───── Dataset records
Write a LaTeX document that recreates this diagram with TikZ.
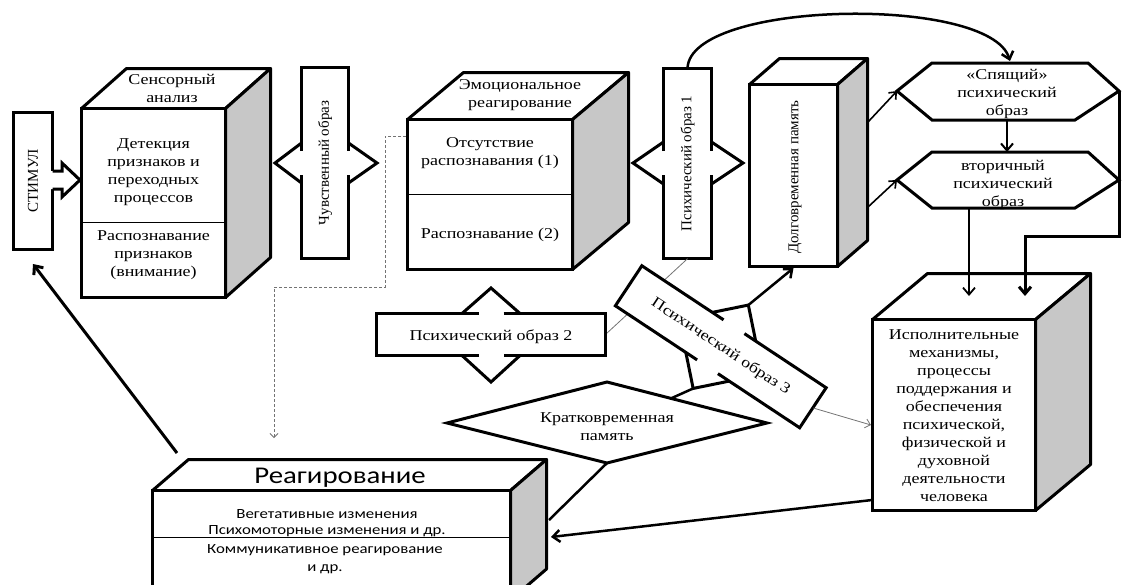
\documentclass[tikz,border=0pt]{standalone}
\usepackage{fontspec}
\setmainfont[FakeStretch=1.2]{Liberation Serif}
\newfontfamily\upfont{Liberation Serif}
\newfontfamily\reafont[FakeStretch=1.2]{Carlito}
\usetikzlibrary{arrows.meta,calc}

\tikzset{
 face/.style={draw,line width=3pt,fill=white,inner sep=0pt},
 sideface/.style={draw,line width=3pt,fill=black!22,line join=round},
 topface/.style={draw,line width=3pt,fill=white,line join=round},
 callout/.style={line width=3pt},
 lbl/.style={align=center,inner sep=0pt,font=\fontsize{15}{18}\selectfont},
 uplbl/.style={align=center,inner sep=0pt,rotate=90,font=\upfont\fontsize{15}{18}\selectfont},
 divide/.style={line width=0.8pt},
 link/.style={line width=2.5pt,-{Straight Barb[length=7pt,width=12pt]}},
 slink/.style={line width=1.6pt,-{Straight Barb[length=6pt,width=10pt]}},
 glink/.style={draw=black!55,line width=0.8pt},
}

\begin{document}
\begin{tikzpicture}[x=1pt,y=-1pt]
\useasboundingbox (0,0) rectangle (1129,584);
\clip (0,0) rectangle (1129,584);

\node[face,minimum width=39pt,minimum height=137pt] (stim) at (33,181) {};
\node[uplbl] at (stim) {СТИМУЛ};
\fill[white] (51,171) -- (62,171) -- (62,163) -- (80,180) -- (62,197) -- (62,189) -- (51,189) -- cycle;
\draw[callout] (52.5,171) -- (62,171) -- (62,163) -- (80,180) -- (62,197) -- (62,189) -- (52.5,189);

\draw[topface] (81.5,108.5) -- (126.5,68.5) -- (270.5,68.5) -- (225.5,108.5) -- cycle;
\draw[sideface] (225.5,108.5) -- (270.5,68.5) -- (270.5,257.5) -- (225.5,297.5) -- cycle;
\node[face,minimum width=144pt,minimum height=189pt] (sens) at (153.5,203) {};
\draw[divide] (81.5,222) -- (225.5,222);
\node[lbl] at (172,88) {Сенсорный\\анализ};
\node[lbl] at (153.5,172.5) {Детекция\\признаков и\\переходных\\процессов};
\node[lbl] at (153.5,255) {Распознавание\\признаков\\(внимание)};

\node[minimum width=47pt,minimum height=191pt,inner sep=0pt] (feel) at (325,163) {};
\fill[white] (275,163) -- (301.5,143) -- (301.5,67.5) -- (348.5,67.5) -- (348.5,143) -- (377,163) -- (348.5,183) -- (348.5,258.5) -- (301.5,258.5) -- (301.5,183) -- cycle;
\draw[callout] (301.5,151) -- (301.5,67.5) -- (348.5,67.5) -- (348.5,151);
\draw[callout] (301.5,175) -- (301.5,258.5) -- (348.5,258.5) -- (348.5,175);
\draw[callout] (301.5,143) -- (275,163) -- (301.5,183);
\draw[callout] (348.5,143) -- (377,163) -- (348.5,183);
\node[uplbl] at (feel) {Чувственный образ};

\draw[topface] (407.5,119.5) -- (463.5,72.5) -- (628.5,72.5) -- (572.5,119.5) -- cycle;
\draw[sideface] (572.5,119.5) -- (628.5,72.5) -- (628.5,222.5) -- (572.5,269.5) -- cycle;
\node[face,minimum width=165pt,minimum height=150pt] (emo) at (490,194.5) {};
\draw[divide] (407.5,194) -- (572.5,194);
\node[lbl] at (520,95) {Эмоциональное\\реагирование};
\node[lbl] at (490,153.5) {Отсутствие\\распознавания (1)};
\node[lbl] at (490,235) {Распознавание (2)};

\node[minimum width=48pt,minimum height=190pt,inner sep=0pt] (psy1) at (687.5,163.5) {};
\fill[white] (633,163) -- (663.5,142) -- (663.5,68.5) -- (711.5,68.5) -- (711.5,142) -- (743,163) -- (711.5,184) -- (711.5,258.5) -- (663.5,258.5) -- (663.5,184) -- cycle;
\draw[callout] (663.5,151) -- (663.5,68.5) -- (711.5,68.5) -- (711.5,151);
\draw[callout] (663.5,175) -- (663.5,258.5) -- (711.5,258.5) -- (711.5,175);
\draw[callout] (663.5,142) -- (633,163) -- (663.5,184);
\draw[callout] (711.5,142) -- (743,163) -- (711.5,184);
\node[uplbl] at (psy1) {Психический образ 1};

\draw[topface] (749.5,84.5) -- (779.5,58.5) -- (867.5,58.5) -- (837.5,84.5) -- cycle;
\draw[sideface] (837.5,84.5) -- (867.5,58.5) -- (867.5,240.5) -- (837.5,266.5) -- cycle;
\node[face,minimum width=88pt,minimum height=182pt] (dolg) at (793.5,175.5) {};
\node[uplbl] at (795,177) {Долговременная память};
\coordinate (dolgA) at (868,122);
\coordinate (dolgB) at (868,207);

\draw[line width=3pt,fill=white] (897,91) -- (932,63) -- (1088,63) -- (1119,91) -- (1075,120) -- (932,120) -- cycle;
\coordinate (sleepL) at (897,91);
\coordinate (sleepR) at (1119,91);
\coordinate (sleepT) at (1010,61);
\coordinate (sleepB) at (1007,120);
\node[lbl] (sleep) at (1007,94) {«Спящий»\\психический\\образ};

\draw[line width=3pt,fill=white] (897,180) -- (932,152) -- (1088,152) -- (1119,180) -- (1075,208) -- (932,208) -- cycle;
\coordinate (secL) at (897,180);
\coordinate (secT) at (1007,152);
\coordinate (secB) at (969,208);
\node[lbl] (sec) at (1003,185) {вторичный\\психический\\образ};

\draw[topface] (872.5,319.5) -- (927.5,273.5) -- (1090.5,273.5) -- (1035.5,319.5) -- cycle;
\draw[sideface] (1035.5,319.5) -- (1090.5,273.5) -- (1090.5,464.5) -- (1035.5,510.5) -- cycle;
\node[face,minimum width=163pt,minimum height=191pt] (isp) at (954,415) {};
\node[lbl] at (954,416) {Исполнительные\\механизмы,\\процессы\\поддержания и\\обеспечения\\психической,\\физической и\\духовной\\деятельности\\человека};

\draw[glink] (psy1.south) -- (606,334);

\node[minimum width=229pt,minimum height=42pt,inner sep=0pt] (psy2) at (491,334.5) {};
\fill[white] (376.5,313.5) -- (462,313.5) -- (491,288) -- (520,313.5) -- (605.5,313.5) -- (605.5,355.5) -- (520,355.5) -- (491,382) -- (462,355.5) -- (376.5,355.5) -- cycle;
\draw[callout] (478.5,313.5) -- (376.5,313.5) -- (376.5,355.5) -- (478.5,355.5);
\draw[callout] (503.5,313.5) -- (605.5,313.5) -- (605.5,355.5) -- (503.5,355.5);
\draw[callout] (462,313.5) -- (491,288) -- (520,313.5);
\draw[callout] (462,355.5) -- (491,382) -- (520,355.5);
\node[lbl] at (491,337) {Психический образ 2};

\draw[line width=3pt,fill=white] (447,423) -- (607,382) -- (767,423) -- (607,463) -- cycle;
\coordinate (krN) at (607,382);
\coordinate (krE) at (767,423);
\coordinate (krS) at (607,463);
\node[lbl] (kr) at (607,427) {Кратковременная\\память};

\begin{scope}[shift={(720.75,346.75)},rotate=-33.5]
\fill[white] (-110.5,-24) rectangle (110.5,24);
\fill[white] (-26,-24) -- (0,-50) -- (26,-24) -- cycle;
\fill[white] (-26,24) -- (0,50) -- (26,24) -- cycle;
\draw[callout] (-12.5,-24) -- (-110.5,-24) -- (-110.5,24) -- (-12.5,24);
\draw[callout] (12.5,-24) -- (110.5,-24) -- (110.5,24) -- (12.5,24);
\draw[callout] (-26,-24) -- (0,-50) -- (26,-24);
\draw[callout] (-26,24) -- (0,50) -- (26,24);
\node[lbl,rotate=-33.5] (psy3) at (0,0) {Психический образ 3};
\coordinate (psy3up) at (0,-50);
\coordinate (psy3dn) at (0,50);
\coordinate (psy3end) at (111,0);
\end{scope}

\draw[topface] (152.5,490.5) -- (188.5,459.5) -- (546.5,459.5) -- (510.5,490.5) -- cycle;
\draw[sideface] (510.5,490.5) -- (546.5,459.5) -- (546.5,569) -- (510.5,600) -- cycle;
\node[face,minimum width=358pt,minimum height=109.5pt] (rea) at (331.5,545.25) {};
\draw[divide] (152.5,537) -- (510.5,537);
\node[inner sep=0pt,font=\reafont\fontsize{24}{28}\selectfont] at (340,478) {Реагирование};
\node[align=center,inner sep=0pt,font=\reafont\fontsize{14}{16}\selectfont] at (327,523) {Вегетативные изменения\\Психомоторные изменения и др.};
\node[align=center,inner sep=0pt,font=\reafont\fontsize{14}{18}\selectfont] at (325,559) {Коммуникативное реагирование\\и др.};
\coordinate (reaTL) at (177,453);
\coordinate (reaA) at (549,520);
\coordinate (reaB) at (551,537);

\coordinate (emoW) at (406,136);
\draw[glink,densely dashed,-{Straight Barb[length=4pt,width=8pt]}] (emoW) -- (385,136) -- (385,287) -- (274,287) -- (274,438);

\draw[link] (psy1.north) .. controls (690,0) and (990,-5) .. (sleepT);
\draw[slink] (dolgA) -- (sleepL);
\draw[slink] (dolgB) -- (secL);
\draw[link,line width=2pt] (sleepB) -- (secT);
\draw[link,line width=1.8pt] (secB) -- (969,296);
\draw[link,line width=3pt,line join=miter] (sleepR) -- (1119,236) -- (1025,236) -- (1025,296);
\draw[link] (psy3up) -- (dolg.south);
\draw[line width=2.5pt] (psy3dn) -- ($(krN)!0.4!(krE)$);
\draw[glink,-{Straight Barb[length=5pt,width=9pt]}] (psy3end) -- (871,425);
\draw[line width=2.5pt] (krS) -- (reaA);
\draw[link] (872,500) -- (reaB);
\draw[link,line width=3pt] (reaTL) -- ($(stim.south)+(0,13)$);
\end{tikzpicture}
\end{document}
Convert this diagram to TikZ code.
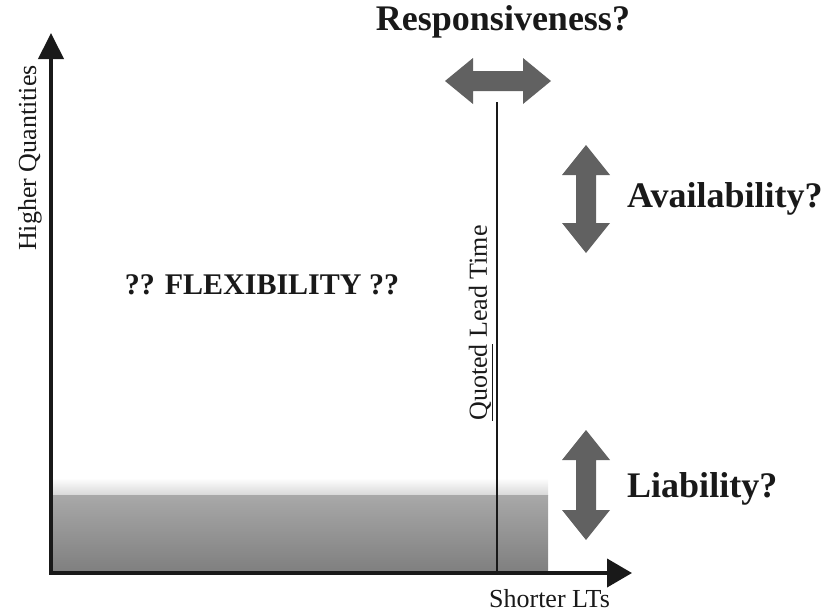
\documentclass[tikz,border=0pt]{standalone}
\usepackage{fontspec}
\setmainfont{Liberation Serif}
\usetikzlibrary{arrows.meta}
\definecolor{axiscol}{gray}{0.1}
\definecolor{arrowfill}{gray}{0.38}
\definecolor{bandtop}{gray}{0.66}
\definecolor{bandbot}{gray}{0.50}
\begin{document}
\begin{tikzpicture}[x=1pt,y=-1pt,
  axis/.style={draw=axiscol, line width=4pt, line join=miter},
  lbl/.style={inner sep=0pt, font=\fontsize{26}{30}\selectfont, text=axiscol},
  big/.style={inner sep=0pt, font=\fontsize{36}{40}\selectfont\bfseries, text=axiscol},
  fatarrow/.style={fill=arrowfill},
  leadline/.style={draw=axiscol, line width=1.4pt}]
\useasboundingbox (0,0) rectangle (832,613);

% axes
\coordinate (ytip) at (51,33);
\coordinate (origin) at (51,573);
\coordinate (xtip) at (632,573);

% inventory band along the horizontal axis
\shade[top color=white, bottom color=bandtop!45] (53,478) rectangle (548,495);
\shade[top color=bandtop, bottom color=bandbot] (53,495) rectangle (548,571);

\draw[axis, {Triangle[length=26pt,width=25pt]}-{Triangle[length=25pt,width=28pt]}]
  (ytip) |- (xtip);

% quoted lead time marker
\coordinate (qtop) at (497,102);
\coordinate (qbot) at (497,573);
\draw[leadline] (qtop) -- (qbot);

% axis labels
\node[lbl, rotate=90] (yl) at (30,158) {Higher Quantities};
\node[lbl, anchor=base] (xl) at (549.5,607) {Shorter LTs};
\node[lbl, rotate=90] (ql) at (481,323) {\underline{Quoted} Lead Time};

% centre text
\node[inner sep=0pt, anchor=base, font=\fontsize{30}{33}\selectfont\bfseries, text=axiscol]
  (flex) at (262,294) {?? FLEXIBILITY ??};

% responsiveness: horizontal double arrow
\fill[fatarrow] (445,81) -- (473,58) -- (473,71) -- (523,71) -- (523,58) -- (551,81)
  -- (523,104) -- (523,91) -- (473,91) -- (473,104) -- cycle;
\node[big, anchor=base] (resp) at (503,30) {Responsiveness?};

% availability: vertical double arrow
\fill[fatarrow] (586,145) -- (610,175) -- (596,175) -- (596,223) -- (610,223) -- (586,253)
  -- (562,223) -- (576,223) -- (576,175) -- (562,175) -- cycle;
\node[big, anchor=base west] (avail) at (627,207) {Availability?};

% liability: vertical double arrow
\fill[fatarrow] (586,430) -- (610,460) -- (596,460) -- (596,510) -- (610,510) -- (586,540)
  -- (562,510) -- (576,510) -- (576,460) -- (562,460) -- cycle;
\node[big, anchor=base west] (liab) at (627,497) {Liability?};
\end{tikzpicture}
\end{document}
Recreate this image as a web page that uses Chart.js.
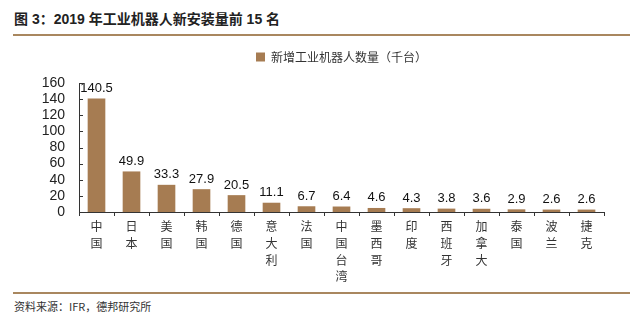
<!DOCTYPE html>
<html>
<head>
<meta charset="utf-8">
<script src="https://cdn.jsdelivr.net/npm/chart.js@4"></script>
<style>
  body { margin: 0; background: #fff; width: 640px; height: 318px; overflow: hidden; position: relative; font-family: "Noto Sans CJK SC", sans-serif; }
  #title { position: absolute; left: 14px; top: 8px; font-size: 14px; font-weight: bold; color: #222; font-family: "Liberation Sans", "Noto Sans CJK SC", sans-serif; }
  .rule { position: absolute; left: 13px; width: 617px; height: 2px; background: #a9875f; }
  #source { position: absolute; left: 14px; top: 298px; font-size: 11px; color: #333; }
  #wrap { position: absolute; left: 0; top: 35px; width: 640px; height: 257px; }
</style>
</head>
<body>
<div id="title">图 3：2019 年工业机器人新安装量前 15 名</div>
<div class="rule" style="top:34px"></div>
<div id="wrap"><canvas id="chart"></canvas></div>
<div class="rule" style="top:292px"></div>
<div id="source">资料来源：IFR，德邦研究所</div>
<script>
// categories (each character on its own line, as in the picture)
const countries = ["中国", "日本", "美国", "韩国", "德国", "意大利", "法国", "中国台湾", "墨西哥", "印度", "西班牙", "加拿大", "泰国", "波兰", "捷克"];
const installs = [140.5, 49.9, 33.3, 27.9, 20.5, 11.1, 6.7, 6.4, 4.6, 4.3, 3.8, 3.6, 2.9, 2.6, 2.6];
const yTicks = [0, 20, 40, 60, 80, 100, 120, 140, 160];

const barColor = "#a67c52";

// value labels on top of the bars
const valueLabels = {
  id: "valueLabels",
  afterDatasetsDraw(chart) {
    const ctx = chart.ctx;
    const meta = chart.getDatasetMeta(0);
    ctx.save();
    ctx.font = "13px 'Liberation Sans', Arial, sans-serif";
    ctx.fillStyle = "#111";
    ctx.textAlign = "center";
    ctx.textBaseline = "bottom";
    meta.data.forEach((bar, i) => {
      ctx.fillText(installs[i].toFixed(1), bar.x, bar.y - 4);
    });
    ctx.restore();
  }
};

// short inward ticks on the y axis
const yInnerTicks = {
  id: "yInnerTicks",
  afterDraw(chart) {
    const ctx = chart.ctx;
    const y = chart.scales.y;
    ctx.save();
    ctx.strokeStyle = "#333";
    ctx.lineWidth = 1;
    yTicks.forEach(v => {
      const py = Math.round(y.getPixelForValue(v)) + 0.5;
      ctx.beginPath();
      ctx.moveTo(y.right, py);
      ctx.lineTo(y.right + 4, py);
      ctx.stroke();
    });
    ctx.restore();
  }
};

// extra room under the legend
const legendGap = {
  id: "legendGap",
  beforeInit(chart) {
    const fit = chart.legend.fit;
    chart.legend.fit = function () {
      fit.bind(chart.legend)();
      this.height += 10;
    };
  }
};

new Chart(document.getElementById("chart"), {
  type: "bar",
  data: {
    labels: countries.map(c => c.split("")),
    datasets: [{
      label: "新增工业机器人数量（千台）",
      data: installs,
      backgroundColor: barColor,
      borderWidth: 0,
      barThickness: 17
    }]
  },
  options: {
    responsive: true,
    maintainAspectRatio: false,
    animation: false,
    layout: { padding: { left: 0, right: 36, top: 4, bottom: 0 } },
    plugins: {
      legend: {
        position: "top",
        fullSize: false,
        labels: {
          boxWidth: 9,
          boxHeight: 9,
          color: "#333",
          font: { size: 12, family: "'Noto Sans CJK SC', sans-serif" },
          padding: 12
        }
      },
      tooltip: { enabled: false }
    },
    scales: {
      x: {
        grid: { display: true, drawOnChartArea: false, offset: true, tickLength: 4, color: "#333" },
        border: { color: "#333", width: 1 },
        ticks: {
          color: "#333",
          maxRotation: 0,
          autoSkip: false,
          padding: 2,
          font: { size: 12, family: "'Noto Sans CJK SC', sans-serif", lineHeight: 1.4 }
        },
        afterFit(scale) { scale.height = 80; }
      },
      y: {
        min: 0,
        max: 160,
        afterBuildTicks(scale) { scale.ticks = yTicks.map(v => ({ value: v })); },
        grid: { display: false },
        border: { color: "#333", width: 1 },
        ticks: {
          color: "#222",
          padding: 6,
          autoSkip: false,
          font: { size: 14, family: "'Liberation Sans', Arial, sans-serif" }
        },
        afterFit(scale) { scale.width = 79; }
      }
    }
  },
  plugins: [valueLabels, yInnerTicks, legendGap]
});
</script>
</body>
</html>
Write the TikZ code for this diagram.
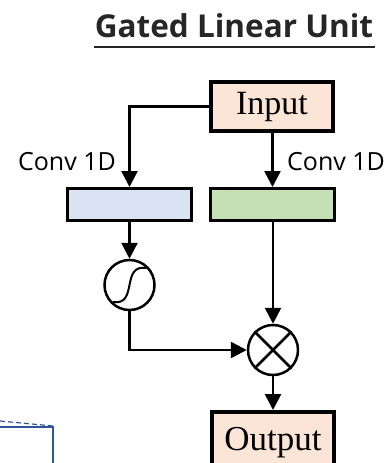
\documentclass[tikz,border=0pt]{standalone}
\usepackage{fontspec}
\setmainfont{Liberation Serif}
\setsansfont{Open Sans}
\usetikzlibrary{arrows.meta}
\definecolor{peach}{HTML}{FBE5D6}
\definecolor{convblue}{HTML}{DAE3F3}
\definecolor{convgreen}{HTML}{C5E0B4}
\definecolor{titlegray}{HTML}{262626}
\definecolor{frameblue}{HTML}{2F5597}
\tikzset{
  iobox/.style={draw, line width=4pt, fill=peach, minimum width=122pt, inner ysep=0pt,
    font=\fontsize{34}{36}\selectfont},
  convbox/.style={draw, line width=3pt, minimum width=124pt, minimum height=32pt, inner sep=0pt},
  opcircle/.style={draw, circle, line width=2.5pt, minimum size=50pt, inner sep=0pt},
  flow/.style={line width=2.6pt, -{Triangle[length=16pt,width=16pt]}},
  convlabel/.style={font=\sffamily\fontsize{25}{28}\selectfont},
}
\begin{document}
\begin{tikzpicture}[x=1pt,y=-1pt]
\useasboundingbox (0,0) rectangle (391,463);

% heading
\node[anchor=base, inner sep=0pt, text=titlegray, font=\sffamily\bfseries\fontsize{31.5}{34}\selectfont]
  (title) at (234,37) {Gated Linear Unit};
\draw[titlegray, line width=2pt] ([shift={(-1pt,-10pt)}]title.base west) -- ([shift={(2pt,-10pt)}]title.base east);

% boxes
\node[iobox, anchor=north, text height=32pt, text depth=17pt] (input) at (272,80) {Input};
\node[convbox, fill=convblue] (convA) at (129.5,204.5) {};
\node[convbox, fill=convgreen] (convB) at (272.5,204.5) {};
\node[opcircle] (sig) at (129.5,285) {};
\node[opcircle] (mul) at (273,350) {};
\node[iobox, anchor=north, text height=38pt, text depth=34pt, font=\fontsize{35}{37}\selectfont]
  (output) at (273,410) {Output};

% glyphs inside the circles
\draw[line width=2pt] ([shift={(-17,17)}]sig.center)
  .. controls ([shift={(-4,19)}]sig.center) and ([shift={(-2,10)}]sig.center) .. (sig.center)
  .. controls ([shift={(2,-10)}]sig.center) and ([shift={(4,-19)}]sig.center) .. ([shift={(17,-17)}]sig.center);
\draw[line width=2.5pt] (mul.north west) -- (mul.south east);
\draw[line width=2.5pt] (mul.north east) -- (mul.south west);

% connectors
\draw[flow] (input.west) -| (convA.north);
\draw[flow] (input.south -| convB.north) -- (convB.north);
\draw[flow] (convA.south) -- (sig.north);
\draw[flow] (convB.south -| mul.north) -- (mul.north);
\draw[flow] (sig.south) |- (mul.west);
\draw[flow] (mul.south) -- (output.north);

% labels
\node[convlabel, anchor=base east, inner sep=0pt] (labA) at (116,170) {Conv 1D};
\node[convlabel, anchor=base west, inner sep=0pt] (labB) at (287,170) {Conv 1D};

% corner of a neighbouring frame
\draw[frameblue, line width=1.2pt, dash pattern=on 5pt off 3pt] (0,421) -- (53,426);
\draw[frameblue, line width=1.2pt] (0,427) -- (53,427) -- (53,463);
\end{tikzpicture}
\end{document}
──────────
## Written request:
Filter the entries down to the lines containing "that". Copy each of those lines.

## Result for this exercise:
Write a LaTeX document that recreates this diagram with TikZ.
Recreate this image as a web page that uses Chart.js.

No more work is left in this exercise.